PyGlossary would need to be changed so it can export the svg to file. Then, the question is to which file... should it keep SVG or convert PNG for best StarDict support. And I guess it's what @Frenzie and @Moonbase59 try to figure out.

Frenzie commented 2 years ago

Well, I can tell you without testing anything that PNG will almost certainly have wider compatibility than SVG. I don't think http://stardict-4.sourceforge.net/ supports SVG for example. A (massaged) SVG would be for KOReader and GoldenDict. PNG is the safe, but sometimes or usually a bit blurry choice.

Frenzie commented 2 years ago

@Moonbase59 The answer seems to be fairly simple: MuPDF <1.15 either has trouble with negative values in the viewBox or ignores the viewBox completely. Unfortunately I can't quickly patch that in. I'm not really sure why dvisvgm is coming up with such a complex viewBox in the first place though?

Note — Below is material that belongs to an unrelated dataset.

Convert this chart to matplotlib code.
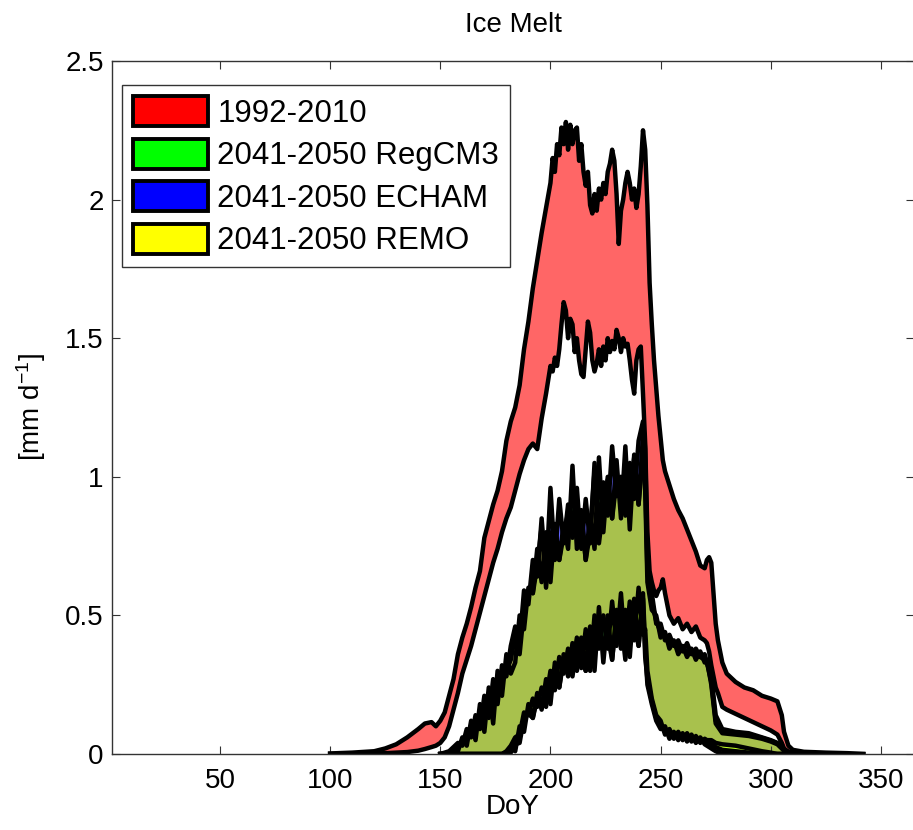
import numpy as np
import matplotlib
matplotlib.use('Agg')
import matplotlib.pyplot as plt
from matplotlib.patches import Patch

plt.rcParams['font.family'] = ['Liberation Sans', 'DejaVu Sans']
plt.rcParams['mathtext.fontset'] = 'custom'
plt.rcParams['mathtext.rm'] = 'Liberation Sans'
plt.rcParams['mathtext.default'] = 'regular'

# --- 1992-2010 band (red)
r_doy = [100, 110, 120, 125, 130, 135, 140, 143, 146, 148,
         150, 152, 154, 156, 158, 160, 162, 164, 166, 168, 170, 172, 174, 176, 178,
         180, 182, 184, 186, 188, 190, 192, 194, 196, 198,
         200, 201, 202, 203, 204, 205, 206, 207, 208, 209, 210, 211, 212, 213, 214,
         215, 216, 217, 218, 219, 220, 221, 222, 223, 224, 225, 226, 227, 228, 229,
         230, 231, 232, 233, 234, 235, 236, 237, 238, 239, 240, 241, 242, 243, 244,
         245, 246, 247, 248, 249, 250, 251, 252,
         254, 256, 258, 260, 262, 264, 266, 268, 270, 271, 272, 273, 274, 275, 276,
         278, 280, 284, 288, 292, 296, 300, 303, 305, 306, 308, 310, 315, 325, 335, 342]
r_hi = [0.002, 0.005, 0.01, 0.02, 0.035, 0.06, 0.09, 0.11, 0.115, 0.1,
        0.12, 0.15, 0.21, 0.27, 0.36, 0.42, 0.47, 0.53, 0.6, 0.66, 0.78, 0.84, 0.9, 0.95, 1.02,
        1.13, 1.2, 1.25, 1.33, 1.46, 1.56, 1.68, 1.78, 1.88, 1.97,
        2.06, 2.15, 2.1, 2.2, 2.16, 2.26, 2.2, 2.28, 2.18, 2.27, 2.2, 2.25, 2.26, 2.14, 2.2,
        2.1, 2.05, 2.1, 1.98, 1.95, 2.02, 1.96, 2.04, 2.0, 2.06, 2.02, 2.1, 2.13, 2.18, 2.14,
        2.02, 1.84, 1.96, 2.0, 2.06, 2.1, 2.06, 2.0, 2.04, 1.97, 2.02, 2.12, 2.25, 2.18, 1.98,
        1.7, 1.55, 1.42, 1.32, 1.22, 1.14, 1.06, 1.02,
        0.97, 0.92, 0.88, 0.85, 0.81, 0.77, 0.73, 0.68, 0.67, 0.7, 0.71, 0.69, 0.58, 0.47, 0.41,
        0.33, 0.29, 0.26, 0.24, 0.23, 0.21, 0.2, 0.19, 0.14, 0.08, 0.03, 0.015, 0.008, 0.005, 0.003, 0.0]
r_lo = [0.0, 0.001, 0.002, 0.003, 0.005, 0.007, 0.012, 0.018, 0.025, 0.03,
        0.04, 0.06, 0.1, 0.16, 0.22, 0.29, 0.34, 0.39, 0.45, 0.51, 0.57, 0.63, 0.69, 0.74, 0.8,
        0.85, 0.89, 0.95, 1.01, 1.06, 1.1, 1.12, 1.1, 1.21, 1.3,
        1.4, 1.38, 1.43, 1.4, 1.46, 1.55, 1.63, 1.6, 1.5, 1.57, 1.55, 1.45, 1.5, 1.42, 1.37,
        1.36, 1.46, 1.56, 1.52, 1.42, 1.38, 1.41, 1.46, 1.4, 1.47, 1.42, 1.5, 1.45, 1.49, 1.46,
        1.53, 1.5, 1.45, 1.5, 1.47, 1.48, 1.42, 1.35, 1.3, 1.42, 1.46, 1.47, 1.3, 1.12, 0.8,
        0.66, 0.62, 0.59, 0.57, 0.59, 0.6, 0.63, 0.58,
        0.5, 0.47, 0.49, 0.45, 0.47, 0.44, 0.46, 0.42, 0.41, 0.4, 0.37, 0.32, 0.28, 0.24, 0.22,
        0.17, 0.16, 0.145, 0.13, 0.115, 0.1, 0.085, 0.07, 0.04, 0.02, 0.008, 0.003, 0.0, 0.0, 0.0, 0.0]

# --- 2041-2050 scenario bands
doy_m = [150, 154, 158, 160, 162, 164, 166, 168, 170, 172, 174, 176, 178, 180, 182,
         184, 186, 188, 190, 192, 194, 196, 198, 200, 202, 204, 206, 208, 210, 212,
         214, 216, 218, 220, 222, 224, 226, 228, 230, 232, 234, 236, 238, 240, 242,
         243, 244, 246, 248, 250, 252, 254, 256, 258, 260, 262, 264, 266, 268, 270,
         271, 273, 275, 278, 284, 290, 296, 300, 303, 306, 310]

g_hi = [0, 0.005, 0.01, 0.06, 0.03, 0.12, 0.05, 0.18, 0.08, 0.24, 0.11, 0.3, 0.21, 0.36, 0.29,
        0.33, 0.5, 0.45, 0.6, 0.58, 0.74, 0.62, 0.8, 0.62, 0.83, 0.7, 0.83, 0.74, 1.04, 0.74,
        0.88, 0.7, 0.86, 0.74, 1.07, 0.8, 1.0, 0.85, 1.06, 0.85, 1.11, 0.81, 1.08, 0.9, 1.15,
        0.95, 0.62, 0.52, 0.5, 0.42, 0.44, 0.38, 0.41, 0.36, 0.39, 0.35, 0.38, 0.34, 0.37, 0.33,
        0.34, 0.25, 0.11, 0.075, 0.07, 0.065, 0.055, 0.045, 0.035, 0.012, 0]
g_lo = [0, 0, 0, 0, 0, 0, 0, 0, 0, 0, 0, 0, 0, 0.005, 0.02,
        0.01, 0.1, 0.08, 0.18, 0.13, 0.22, 0.16, 0.27, 0.18, 0.33, 0.24, 0.36, 0.28, 0.4, 0.3,
        0.42, 0.3, 0.46, 0.3, 0.53, 0.33, 0.5, 0.34, 0.52, 0.38, 0.52, 0.35, 0.56, 0.39, 0.58,
        0.38, 0.25, 0.18, 0.12, 0.09, 0.1, 0.055, 0.08, 0.05, 0.075, 0.045, 0.07, 0.04, 0.06, 0.035,
        0.03, 0.02, 0.01, 0, 0, 0, 0, 0, 0, 0, 0]

b_hi = [0, 0.01, 0.04, 0.03, 0.09, 0.06, 0.14, 0.09, 0.21, 0.13, 0.27, 0.18, 0.32, 0.28, 0.39,
        0.46, 0.4, 0.59, 0.54, 0.7, 0.64, 0.85, 0.64, 0.96, 0.7, 0.92, 0.76, 0.9, 0.82, 0.96,
        0.74, 0.92, 0.76, 1.05, 0.8, 0.98, 0.86, 1.11, 0.93, 1.0, 0.9, 1.05, 0.92, 1.13, 1.2,
        1.1, 0.7, 0.58, 0.47, 0.47, 0.41, 0.43, 0.39, 0.41, 0.37, 0.4, 0.36, 0.38, 0.35, 0.36,
        0.33, 0.28, 0.14, 0.09, 0.08, 0.075, 0.06, 0.05, 0.04, 0.015, 0]
b_lo = [0, 0, 0, 0, 0, 0, 0, 0, 0, 0, 0, 0, 0, 0.01, 0.03,
        0.06, 0.07, 0.15, 0.14, 0.2, 0.17, 0.24, 0.2, 0.3, 0.23, 0.35, 0.29, 0.38, 0.31, 0.42,
        0.31, 0.45, 0.3, 0.5, 0.41, 0.5, 0.38, 0.55, 0.39, 0.58, 0.37, 0.55, 0.41, 0.6, 0.43,
        0.45, 0.3, 0.2, 0.14, 0.12, 0.07, 0.09, 0.055, 0.08, 0.05, 0.075, 0.045, 0.065, 0.04, 0.055,
        0.05, 0.05, 0.04, 0.035, 0.03, 0.02, 0.01, 0.005, 0, 0, 0]

y_hi = [0, 0.003, 0.025, 0.04, 0.06, 0.08, 0.1, 0.13, 0.15, 0.17, 0.2, 0.24, 0.27, 0.3, 0.34,
        0.43, 0.36, 0.52, 0.59, 0.58, 0.68, 0.82, 0.6, 0.79, 0.82, 0.7, 0.79, 0.87, 0.78, 0.85,
        0.87, 0.7, 0.8, 1.02, 0.76, 0.89, 0.99, 0.85, 0.99, 0.97, 0.86, 0.93, 1.07, 0.9, 1.08,
        1.0, 0.66, 0.55, 0.48, 0.44, 0.43, 0.4, 0.4, 0.38, 0.38, 0.37, 0.37, 0.36, 0.35, 0.34,
        0.33, 0.26, 0.12, 0.08, 0.075, 0.07, 0.058, 0.048, 0.038, 0.013, 0]
y_lo = [0, 0, 0, 0, 0, 0, 0, 0, 0, 0, 0, 0, 0, 0, 0.005,
        0.035, 0.04, 0.13, 0.145, 0.13, 0.2, 0.2, 0.17, 0.28, 0.265, 0.24, 0.34, 0.33, 0.28, 0.4,
        0.35, 0.3, 0.44, 0.4, 0.38, 0.48, 0.425, 0.34, 0.5, 0.48, 0.34, 0.53, 0.47, 0.39, 0.56,
        0.35, 0.27, 0.19, 0.13, 0.1, 0.08, 0.07, 0.065, 0.065, 0.06, 0.06, 0.055, 0.05, 0.05, 0.045,
        0.04, 0.035, 0.025, 0.015, 0.01, 0.005, 0, 0, 0, 0, 0]

labels = ['1992-2010', '2041-2050 RegCM3', '2041-2050 ECHAM', '2041-2050 REMO']
colors = [(1, 0, 0), (0, 1, 0), (0, 0, 1), (1, 1, 0)]

fig = plt.figure(figsize=(9.13, 8.30), dpi=100)
ax = fig.add_axes([112/913, 76/830, 802/913, 693/830])

bands = [(r_doy, r_lo, r_hi), (doy_m, g_lo, g_hi), (doy_m, b_lo, b_hi), (doy_m, y_lo, y_hi)]
for (x, lo, hi), c in zip(bands, colors):
    ax.fill_between(x, lo, hi, facecolor=c + (0.6,), edgecolor='none', lw=0)
for (x, lo, hi) in bands:
    ax.plot(x, hi, color='k', lw=3.2)
    ax.plot(x, lo, color='k', lw=3.2)

ax.set_xlim(1, 365)
ax.set_ylim(0, 2.5)
ax.set_xticks([50, 100, 150, 200, 250, 300, 350])
ax.set_yticks([0, 0.5, 1, 1.5, 2, 2.5])
ax.set_yticklabels(['0', '0.5', '1', '1.5', '2', '2.5'])
ax.tick_params(direction='in', length=5.5, width=0.8, top=True, right=True,
               labelsize=20, colors='#333333', labelcolor='k')
ax.tick_params(axis='x', pad=10)
ax.tick_params(axis='y', pad=6)
for s in ax.spines.values():
    s.set_color('#333333')
    s.set_linewidth(1.0)

ax.set_title('Ice Melt', fontsize=20, pad=21)
ax.set_xlabel('DoY', fontsize=20, labelpad=0)
ax.set_ylabel('[mm d$^{-1}$]', fontsize=20, labelpad=12)

handles = [Patch(facecolor=c, edgecolor='k', lw=2.8) for c in colors]
leg = ax.legend(handles, labels, loc='upper left', bbox_to_anchor=(122/913, 1 - 85/830),
                bbox_transform=fig.transFigure, borderaxespad=0, fontsize=22.5,
                handlelength=2.4, handleheight=1.1, labelspacing=0.32, handletextpad=0.3,
                borderpad=0.35, fancybox=False, framealpha=1)
leg.get_frame().set_edgecolor('#333333')
leg.get_frame().set_linewidth(1.0)

plt.savefig('out.png', dpi=100)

Moonbase59 commented 2 years ago

@Frenzie Don’t know, but I see many tools coming up with such negative values. Maybe done to generate something that better stays on a text line? Just wild assumptions. But we probably won’t be able to avoid it.

You’re surely right in saying "wider compatibility", but it has to start somewhere…

I spent the whole day (and night) yesterday to come up with something that works so-so. And fight all the bugs like tools generating the same IDs in SVGs, which leads to real odd effects when more than one SVG is used on the same page (even across articles, because GoldenDict, for instance, can show more than one entry on the same page).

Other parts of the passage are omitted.